CHALLENGE
Repeat, exactly and completely, the material that follows. Omit the pictures.
* * * * * * *
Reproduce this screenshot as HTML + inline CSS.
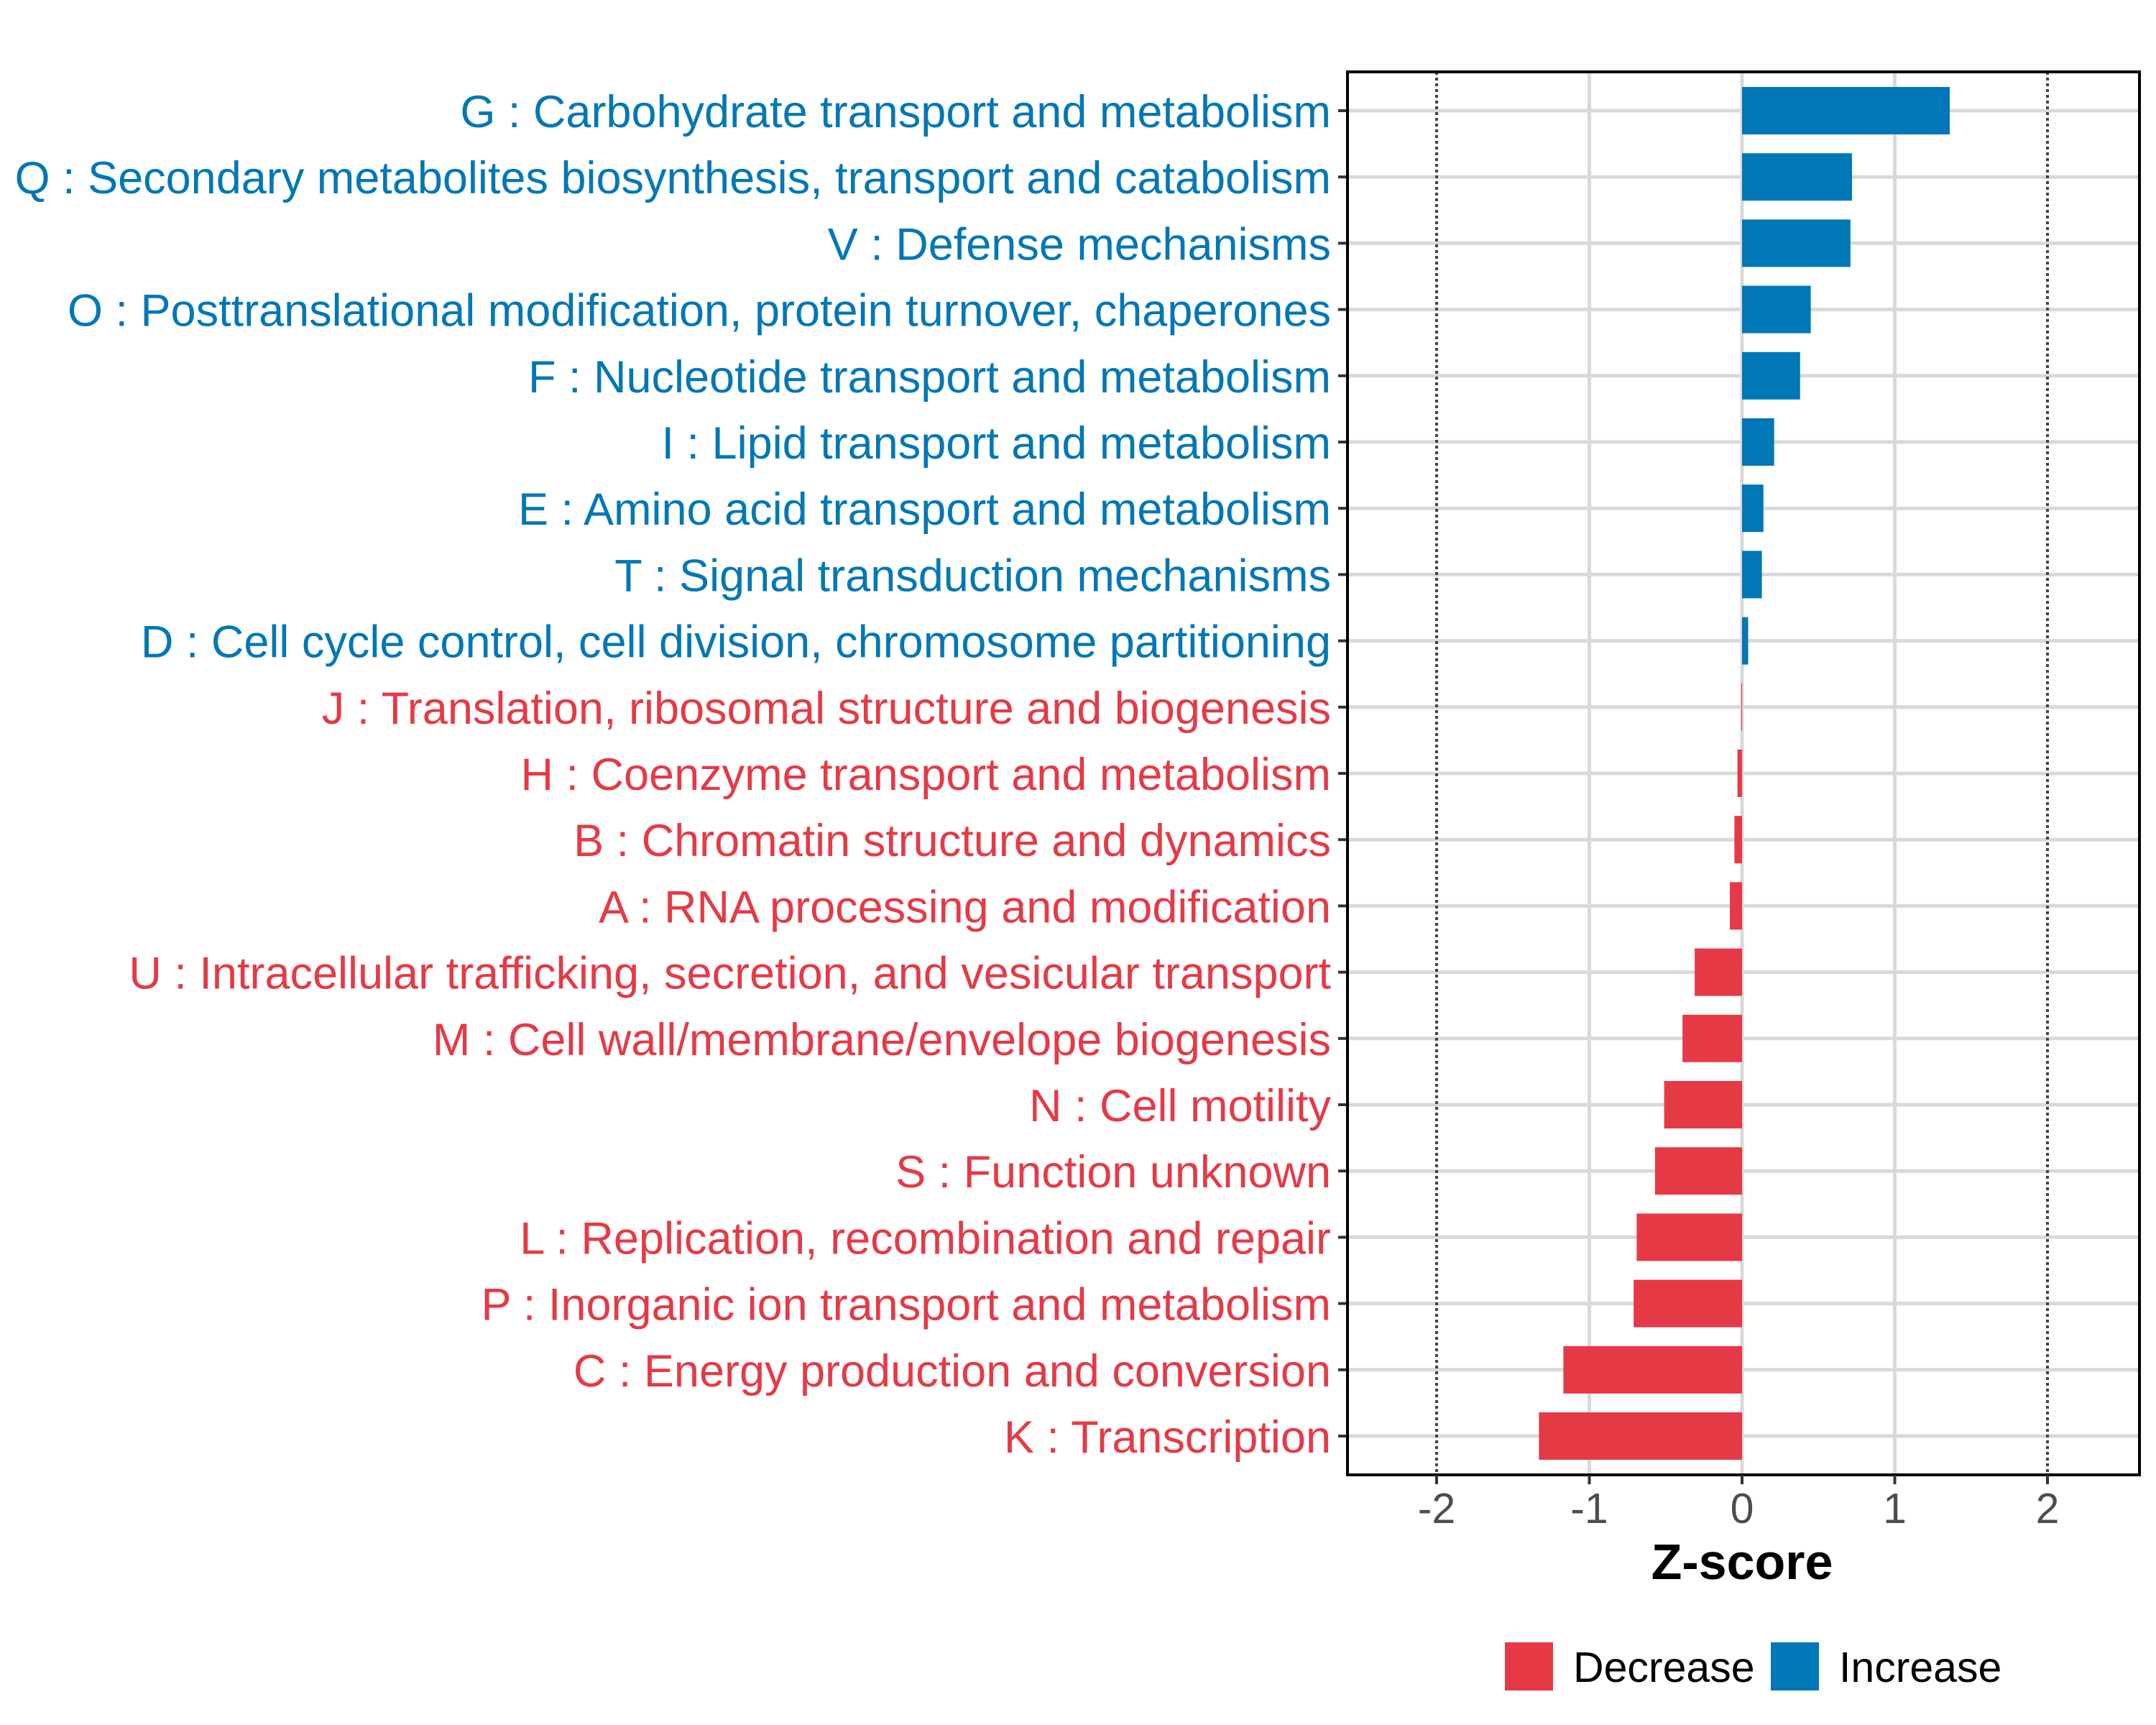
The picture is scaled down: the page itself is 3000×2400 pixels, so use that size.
<!DOCTYPE html>
<html><head><meta charset="utf-8"><style>
html,body{margin:0;padding:0;background:#fff;width:3000px;height:2400px;overflow:hidden}
svg{display:block;font-family:"Liberation Sans",Arial,sans-serif}
</style></head><body>
<svg id="chart" width="3000" height="2400" viewBox="0 0 3000 2400" xmlns="http://www.w3.org/2000/svg">
<g id="grid"></g>
<g id="bars"></g>
<g id="labels"></g>
<g id="xaxis"></g>
<text x="2424" y="2197" font-size="70" font-weight="bold" text-anchor="middle" fill="#000">Z-score</text>
<g>
<rect x="2094" y="2285" width="67" height="67" fill="#E63946"/>
<text x="2189" y="2340" font-size="59" fill="#000">Decrease</text>
<rect x="2464" y="2285" width="67" height="67" fill="#0077B6"/>
<text x="2559" y="2340" font-size="59" fill="#000">Increase</text>
</g>
</svg>
<script>
const categories = ["G : Carbohydrate transport and metabolism","Q : Secondary metabolites biosynthesis, transport and catabolism","V : Defense mechanisms","O : Posttranslational modification, protein turnover, chaperones","F : Nucleotide transport and metabolism","I : Lipid transport and metabolism","E : Amino acid transport and metabolism","T : Signal transduction mechanisms","D : Cell cycle control, cell division, chromosome partitioning","J : Translation, ribosomal structure and biogenesis","H : Coenzyme transport and metabolism","B : Chromatin structure and dynamics","A : RNA processing and modification","U : Intracellular trafficking, secretion, and vesicular transport","M : Cell wall/membrane/envelope biogenesis","N : Cell motility","S : Function unknown","L : Replication, recombination and repair","P : Inorganic ion transport and metabolism","C : Energy production and conversion","K : Transcription"];
const zscores = [1.36,0.72,0.71,0.45,0.38,0.21,0.14,0.13,0.04,-0.005,-0.03,-0.05,-0.08,-0.31,-0.39,-0.51,-0.57,-0.69,-0.71,-1.17,-1.33];
const xTicks = [-2,-1,0,1,2];
const xTickLabels = ["-2","-1","0","1","2"];
const refLines = [-2,2];

const NS="http://www.w3.org/2000/svg";
const L=1875,R=2977,T=100,B=2052;
const X0=2424,UNIT=212.5;
const x=v=>X0+v*UNIT;
const Y0=154,STEP=92.2;
const y=i=>Y0+i*STEP;
const BLUE="#0077B6",RED="#E63946";
function mk(tag,attrs,parent){const e=document.createElementNS(NS,tag);for(const k in attrs)e.setAttribute(k,attrs[k]);parent.appendChild(e);return e;}
const grid=document.getElementById('grid'),bars=document.getElementById('bars'),labels=document.getElementById('labels'),xaxis=document.getElementById('xaxis');
categories.forEach((c,i)=>{
  const g=mk('line',{x1:L,x2:R,y1:y(i),y2:y(i),stroke:"#d9d9d9","stroke-width":5},grid);
  
  
});
xTicks.forEach(t=>{
  if(refLines.includes(t))return;
  const g=mk('line',{x1:x(t),x2:x(t),y1:T,y2:B,stroke:"#d9d9d9","stroke-width":5},grid);
  
  
});
refLines.forEach(t=>{
  const l=mk('line',{x1:x(t),x2:x(t),y1:T,y2:B,stroke:"#444","stroke-width":4,"stroke-dasharray":"4 4"},grid);
  
  
});
zscores.forEach((v,i)=>{
  const x1=Math.min(x(0),x(v)),w=Math.max(Math.abs(x(v)-x(0)),0.5);
  const r=mk('rect',{x:x1,y:y(i)-33,width:w,height:66,fill:v>=0?BLUE:RED},bars);
  
  
  const t=mk('text',{x:1852,y:y(i)+23,"font-size":63,"text-anchor":"end",fill:v>=0?BLUE:RED},labels);
  t.textContent=categories[i];
  
  
  const tk=mk('line',{x1:L-13,x2:L,y1:y(i),y2:y(i),stroke:"#333","stroke-width":4},xaxis);
  
  
});
const frame=mk('rect',{x:L,y:T,width:R-L,height:B-T,fill:"none",stroke:"#000","stroke-width":4},xaxis);


xTicks.forEach((t,i)=>{
  const tk=mk('line',{x1:x(t),x2:x(t),y1:B,y2:B+13,stroke:"#333","stroke-width":4},xaxis);
  
  
  const lb=mk('text',{x:x(t),y:2119,"font-size":59,"text-anchor":"middle",fill:"#4d4d4d"},xaxis);
  lb.textContent=xTickLabels[i];
  
  
});
</script>
</body></html>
* * * * * * *
COMPLETE ANSWER
Reproduce this screenshot as HTML + inline CSS.
The picture is scaled down: the page itself is 3000×2400 pixels, so use that size.
<!DOCTYPE html>
<html><head><meta charset="utf-8"><style>
html,body{margin:0;padding:0;background:#fff;width:3000px;height:2400px;overflow:hidden}
svg{display:block;font-family:"Liberation Sans",Arial,sans-serif}
</style></head><body>
<svg id="chart" width="3000" height="2400" viewBox="0 0 3000 2400" xmlns="http://www.w3.org/2000/svg">
<g id="grid"></g>
<g id="bars"></g>
<g id="labels"></g>
<g id="xaxis"></g>
<text x="2424" y="2197" font-size="70" font-weight="bold" text-anchor="middle" fill="#000">Z-score</text>
<g>
<rect x="2094" y="2285" width="67" height="67" fill="#E63946"/>
<text x="2189" y="2340" font-size="59" fill="#000">Decrease</text>
<rect x="2464" y="2285" width="67" height="67" fill="#0077B6"/>
<text x="2559" y="2340" font-size="59" fill="#000">Increase</text>
</g>
</svg>
<script>
const categories = ["G : Carbohydrate transport and metabolism","Q : Secondary metabolites biosynthesis, transport and catabolism","V : Defense mechanisms","O : Posttranslational modification, protein turnover, chaperones","F : Nucleotide transport and metabolism","I : Lipid transport and metabolism","E : Amino acid transport and metabolism","T : Signal transduction mechanisms","D : Cell cycle control, cell division, chromosome partitioning","J : Translation, ribosomal structure and biogenesis","H : Coenzyme transport and metabolism","B : Chromatin structure and dynamics","A : RNA processing and modification","U : Intracellular trafficking, secretion, and vesicular transport","M : Cell wall/membrane/envelope biogenesis","N : Cell motility","S : Function unknown","L : Replication, recombination and repair","P : Inorganic ion transport and metabolism","C : Energy production and conversion","K : Transcription"];
const zscores = [1.36,0.72,0.71,0.45,0.38,0.21,0.14,0.13,0.04,-0.005,-0.03,-0.05,-0.08,-0.31,-0.39,-0.51,-0.57,-0.69,-0.71,-1.17,-1.33];
const xTicks = [-2,-1,0,1,2];
const xTickLabels = ["-2","-1","0","1","2"];
const refLines = [-2,2];

const NS="http://www.w3.org/2000/svg";
const L=1875,R=2977,T=100,B=2052;
const X0=2424,UNIT=212.5;
const x=v=>X0+v*UNIT;
const Y0=154,STEP=92.2;
const y=i=>Y0+i*STEP;
const BLUE="#0077B6",RED="#E63946";
function mk(tag,attrs,parent){const e=document.createElementNS(NS,tag);for(const k in attrs)e.setAttribute(k,attrs[k]);parent.appendChild(e);return e;}
const grid=document.getElementById('grid'),bars=document.getElementById('bars'),labels=document.getElementById('labels'),xaxis=document.getElementById('xaxis');
categories.forEach((c,i)=>{
  const g=mk('line',{x1:L,x2:R,y1:y(i),y2:y(i),stroke:"#d9d9d9","stroke-width":5},grid);
  
  
});
xTicks.forEach(t=>{
  if(refLines.includes(t))return;
  const g=mk('line',{x1:x(t),x2:x(t),y1:T,y2:B,stroke:"#d9d9d9","stroke-width":5},grid);
  
  
});
refLines.forEach(t=>{
  const l=mk('line',{x1:x(t),x2:x(t),y1:T,y2:B,stroke:"#444","stroke-width":4,"stroke-dasharray":"4 4"},grid);
  
  
});
zscores.forEach((v,i)=>{
  const x1=Math.min(x(0),x(v)),w=Math.max(Math.abs(x(v)-x(0)),0.5);
  const r=mk('rect',{x:x1,y:y(i)-33,width:w,height:66,fill:v>=0?BLUE:RED},bars);
  
  
  const t=mk('text',{x:1852,y:y(i)+23,"font-size":63,"text-anchor":"end",fill:v>=0?BLUE:RED},labels);
  t.textContent=categories[i];
  
  
  const tk=mk('line',{x1:L-13,x2:L,y1:y(i),y2:y(i),stroke:"#333","stroke-width":4},xaxis);
  
  
});
const frame=mk('rect',{x:L,y:T,width:R-L,height:B-T,fill:"none",stroke:"#000","stroke-width":4},xaxis);


xTicks.forEach((t,i)=>{
  const tk=mk('line',{x1:x(t),x2:x(t),y1:B,y2:B+13,stroke:"#333","stroke-width":4},xaxis);
  
  
  const lb=mk('text',{x:x(t),y:2119,"font-size":59,"text-anchor":"middle",fill:"#4d4d4d"},xaxis);
  lb.textContent=xTickLabels[i];
  
  
});
</script>
</body></html>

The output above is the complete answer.